DATASET CONTENT =
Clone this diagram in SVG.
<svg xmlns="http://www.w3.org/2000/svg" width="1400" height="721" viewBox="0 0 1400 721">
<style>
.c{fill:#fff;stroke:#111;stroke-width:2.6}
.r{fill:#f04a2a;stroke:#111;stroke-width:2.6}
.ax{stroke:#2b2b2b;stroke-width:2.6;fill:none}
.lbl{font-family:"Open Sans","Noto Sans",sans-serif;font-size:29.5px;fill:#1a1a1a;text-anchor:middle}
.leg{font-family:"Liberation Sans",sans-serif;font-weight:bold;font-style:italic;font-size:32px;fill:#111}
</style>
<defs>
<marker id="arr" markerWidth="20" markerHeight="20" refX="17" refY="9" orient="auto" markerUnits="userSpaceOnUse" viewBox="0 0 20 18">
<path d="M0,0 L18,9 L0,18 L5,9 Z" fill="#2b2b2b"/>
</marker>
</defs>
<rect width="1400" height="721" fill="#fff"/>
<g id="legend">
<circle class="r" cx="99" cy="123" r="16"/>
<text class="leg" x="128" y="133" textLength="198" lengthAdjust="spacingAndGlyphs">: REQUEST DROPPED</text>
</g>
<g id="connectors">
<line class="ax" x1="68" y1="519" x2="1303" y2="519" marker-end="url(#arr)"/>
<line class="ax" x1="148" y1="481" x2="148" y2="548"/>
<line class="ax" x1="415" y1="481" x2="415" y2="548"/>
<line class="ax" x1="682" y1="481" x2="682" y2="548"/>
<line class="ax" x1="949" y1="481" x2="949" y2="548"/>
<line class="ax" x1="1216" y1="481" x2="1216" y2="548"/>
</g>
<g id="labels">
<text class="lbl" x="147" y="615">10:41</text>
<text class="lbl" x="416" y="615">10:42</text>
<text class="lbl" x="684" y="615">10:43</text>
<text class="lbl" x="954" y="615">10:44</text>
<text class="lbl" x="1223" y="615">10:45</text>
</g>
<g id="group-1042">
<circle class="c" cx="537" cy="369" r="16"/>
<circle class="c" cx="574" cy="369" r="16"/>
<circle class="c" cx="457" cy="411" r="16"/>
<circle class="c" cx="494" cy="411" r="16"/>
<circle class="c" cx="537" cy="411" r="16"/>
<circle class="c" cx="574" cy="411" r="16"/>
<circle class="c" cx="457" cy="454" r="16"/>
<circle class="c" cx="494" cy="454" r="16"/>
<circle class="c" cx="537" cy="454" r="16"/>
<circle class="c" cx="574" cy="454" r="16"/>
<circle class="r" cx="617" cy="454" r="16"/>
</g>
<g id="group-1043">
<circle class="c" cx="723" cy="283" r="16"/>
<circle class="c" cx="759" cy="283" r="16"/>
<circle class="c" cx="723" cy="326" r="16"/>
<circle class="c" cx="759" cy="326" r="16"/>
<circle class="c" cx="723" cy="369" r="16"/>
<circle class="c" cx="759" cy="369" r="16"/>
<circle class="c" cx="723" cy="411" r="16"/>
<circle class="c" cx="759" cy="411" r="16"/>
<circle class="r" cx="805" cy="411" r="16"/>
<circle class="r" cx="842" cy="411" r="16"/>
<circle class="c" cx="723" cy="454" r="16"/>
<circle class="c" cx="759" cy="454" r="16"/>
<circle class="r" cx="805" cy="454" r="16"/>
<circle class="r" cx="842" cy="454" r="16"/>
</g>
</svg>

DIRECTIONS FOR THIS TASK =
Reproduce the material above without altering a single character.

OUTPUT OF THE TASK =
Clone this diagram in SVG.
<svg xmlns="http://www.w3.org/2000/svg" width="1400" height="721" viewBox="0 0 1400 721">
<style>
.c{fill:#fff;stroke:#111;stroke-width:2.6}
.r{fill:#f04a2a;stroke:#111;stroke-width:2.6}
.ax{stroke:#2b2b2b;stroke-width:2.6;fill:none}
.lbl{font-family:"Open Sans","Noto Sans",sans-serif;font-size:29.5px;fill:#1a1a1a;text-anchor:middle}
.leg{font-family:"Liberation Sans",sans-serif;font-weight:bold;font-style:italic;font-size:32px;fill:#111}
</style>
<defs>
<marker id="arr" markerWidth="20" markerHeight="20" refX="17" refY="9" orient="auto" markerUnits="userSpaceOnUse" viewBox="0 0 20 18">
<path d="M0,0 L18,9 L0,18 L5,9 Z" fill="#2b2b2b"/>
</marker>
</defs>
<rect width="1400" height="721" fill="#fff"/>
<g id="legend">
<circle class="r" cx="99" cy="123" r="16"/>
<text class="leg" x="128" y="133" textLength="198" lengthAdjust="spacingAndGlyphs">: REQUEST DROPPED</text>
</g>
<g id="connectors">
<line class="ax" x1="68" y1="519" x2="1303" y2="519" marker-end="url(#arr)"/>
<line class="ax" x1="148" y1="481" x2="148" y2="548"/>
<line class="ax" x1="415" y1="481" x2="415" y2="548"/>
<line class="ax" x1="682" y1="481" x2="682" y2="548"/>
<line class="ax" x1="949" y1="481" x2="949" y2="548"/>
<line class="ax" x1="1216" y1="481" x2="1216" y2="548"/>
</g>
<g id="labels">
<text class="lbl" x="147" y="615">10:41</text>
<text class="lbl" x="416" y="615">10:42</text>
<text class="lbl" x="684" y="615">10:43</text>
<text class="lbl" x="954" y="615">10:44</text>
<text class="lbl" x="1223" y="615">10:45</text>
</g>
<g id="group-1042">
<circle class="c" cx="537" cy="369" r="16"/>
<circle class="c" cx="574" cy="369" r="16"/>
<circle class="c" cx="457" cy="411" r="16"/>
<circle class="c" cx="494" cy="411" r="16"/>
<circle class="c" cx="537" cy="411" r="16"/>
<circle class="c" cx="574" cy="411" r="16"/>
<circle class="c" cx="457" cy="454" r="16"/>
<circle class="c" cx="494" cy="454" r="16"/>
<circle class="c" cx="537" cy="454" r="16"/>
<circle class="c" cx="574" cy="454" r="16"/>
<circle class="r" cx="617" cy="454" r="16"/>
</g>
<g id="group-1043">
<circle class="c" cx="723" cy="283" r="16"/>
<circle class="c" cx="759" cy="283" r="16"/>
<circle class="c" cx="723" cy="326" r="16"/>
<circle class="c" cx="759" cy="326" r="16"/>
<circle class="c" cx="723" cy="369" r="16"/>
<circle class="c" cx="759" cy="369" r="16"/>
<circle class="c" cx="723" cy="411" r="16"/>
<circle class="c" cx="759" cy="411" r="16"/>
<circle class="r" cx="805" cy="411" r="16"/>
<circle class="r" cx="842" cy="411" r="16"/>
<circle class="c" cx="723" cy="454" r="16"/>
<circle class="c" cx="759" cy="454" r="16"/>
<circle class="r" cx="805" cy="454" r="16"/>
<circle class="r" cx="842" cy="454" r="16"/>
</g>
</svg>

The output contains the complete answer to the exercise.